Gardner returned to No. 32 Squadron, which was still at Biggin Hill, in late June. In the evening of 3 July Gardner shared in the destruction of a Do 17; he had led a section of the squadron that intercepted the bomberas it attempted to bomb Manston.

The Luftwaffe's campaign over the southeast of England had escalated by August, and Gardner and the other pilots of the squadron flew several sorties daily to intercept incoming bomber raids. On 11 August, on the squadron's second scramble of the day, Gardner damaged a Messerschmitt Bf 109 fighter and saw it disappear into cloud. The next day he shot down a Bf 109 into the sea off Deal after several squadrons were scrambled to intercept 100 bombers and escorting fighters. He also destroyed a Do 17 over the English Channel. On 15 August he destroyed a Junkers Ju 88 medium bomber to the southeast of Croydon. The following day, he shot down a Bf 109 to the east of Goodwin Sands. The squadron was rested on 28 August with a transfer to Acklington and at the end of the month, Gardner was promoted to flying officer and was awarded the Distinguished Flying Cross (DFC). The citation for his DFC, published in The London Gazette, which acknowledged his successes in France and Britain, read:

During a short time in France, this officer succeeded in destroying four enemy aircraft. Since returning to this country he has destroyed a further five enemy aircraft and possibly several others. He has displayed great keenness and courage.
— The London Gazette, No. 34935, 30 August 1940.

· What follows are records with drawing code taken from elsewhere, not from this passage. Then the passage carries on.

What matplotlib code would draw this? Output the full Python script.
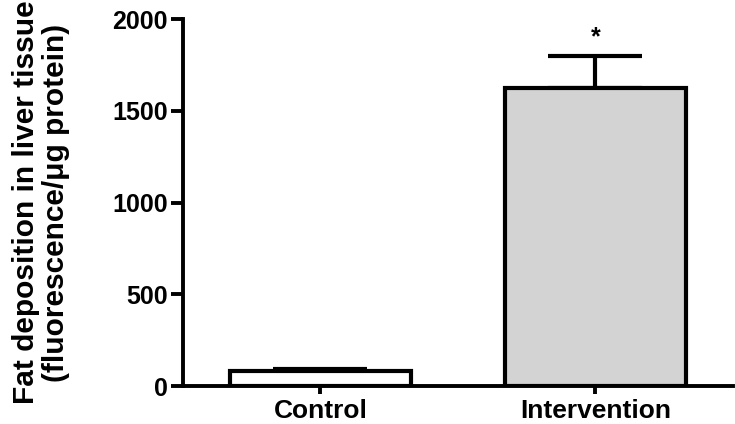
import matplotlib
matplotlib.use('Agg')
import matplotlib.pyplot as plt

groups = ['Control', 'Intervention']
means = [83, 1624]
errs = [10, 175]
colors = ['white', '#d3d3d3']

plt.rcParams['font.family'] = ['Liberation Sans', 'DejaVu Sans']
plt.rcParams['font.weight'] = 'bold'

fig = plt.figure(figsize=(7.35, 4.24), dpi=100)
ax = fig.add_axes([0.249, 0.0896, 0.748, 0.8655])

x = range(len(groups))
ax.bar(x, means, width=0.66, color=colors, edgecolor='black', linewidth=3, zorder=2)
ax.errorbar(x, means, yerr=[[0, 0], errs], fmt='none', ecolor='black',
            elinewidth=3, capsize=34, capthick=3, zorder=1)
# significance mark
ax.text(1, means[1] + errs[1] + 35, '*', ha='center', va='bottom', fontsize=18, fontweight='bold')

ax.set_xlim(-0.5, 1.5)
ax.set_ylim(0, 2000)
ax.set_yticks([0, 500, 1000, 1500, 2000])
ax.set_xticks(list(x))
ax.set_xticklabels(groups)
ax.spines['top'].set_visible(False)
ax.spines['right'].set_visible(False)
ax.spines['left'].set_linewidth(2.8)
ax.spines['bottom'].set_linewidth(2.8)
ax.tick_params(axis='y', length=9, width=2.8, labelsize=18, pad=2)
ax.tick_params(axis='x', length=6, width=2.8, labelsize=19, pad=3)
ax.set_ylabel('Fat deposition in liver tissue\n(fluorescence/\u03bcg protein)',
              fontsize=21.5, fontweight='bold', labelpad=30, linespacing=1.1)

fig.savefig('out.png', dpi=100)
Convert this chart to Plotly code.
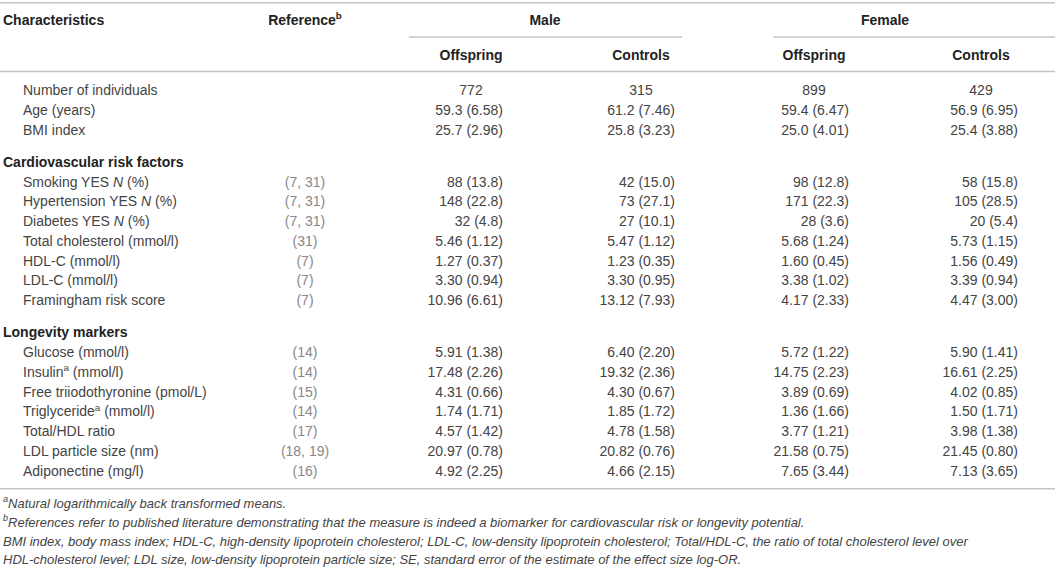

===Subsequent war service===
No. 32 Squadron carried out training in night fighting duties while at Acklington and then, in January 1941, moved to Middle Wallop and then Ibsley, from where it was mostly engaged in patrol duties. By this time, Gardner was an acting flight lieutenant. In June, he was posted to No. 54 Squadron as a flight commander. Equipped with Supermarine Spitfire fighters, this was based at Hornchurch from where it carried out offensive sorties to German-occupied Europe as part of the RAF's Circus offensive.. On 17 June, shortly after his arrival at the squadron, he destroyed a Bf 109 near Cap Gris-Nez. On 11 July, No. 54 Squadron was escorting Short Stirling heavy bombers attacking rail yards at Hazebrouck when it was intercepted by several Bf 109s. Gardner's Spitfire was hit and he baled out and was captured by the Germans.

Gardner spent the remainder of the war as a prisoner, including a period at Stalag Luft III. He attempted to escape on multiple occasions but was never successful and only released upon being liberated at the end of the war in Europe.

==Later life==
Gardner remained in the RAF in the postwar period but left the service in July 1948 with the rank of squadron leader. Returning to civilian life, he settled in the Bahamas. In 1956 he opened a restaurant in Nassau and this became very popular and a hot spot for visiting celebrities. In the early 1980s, his health began to declined and Gardner sold the restaurant. He died in the Bahamas on 23 May 1984, aged 65. He is credited with the destruction of ten aircraft, two shared with other pilots, and one damaged.

Gardner is remembered in a memorial, the ‘Spirit of The Few’ Monument, unveiled on 29 July 2022 at Hawkinge airfield. He is represented as one of seven bronze sculptures of pilots of No. 32 Squadron, replicating a photograph taken of the men during the Battle of Britain.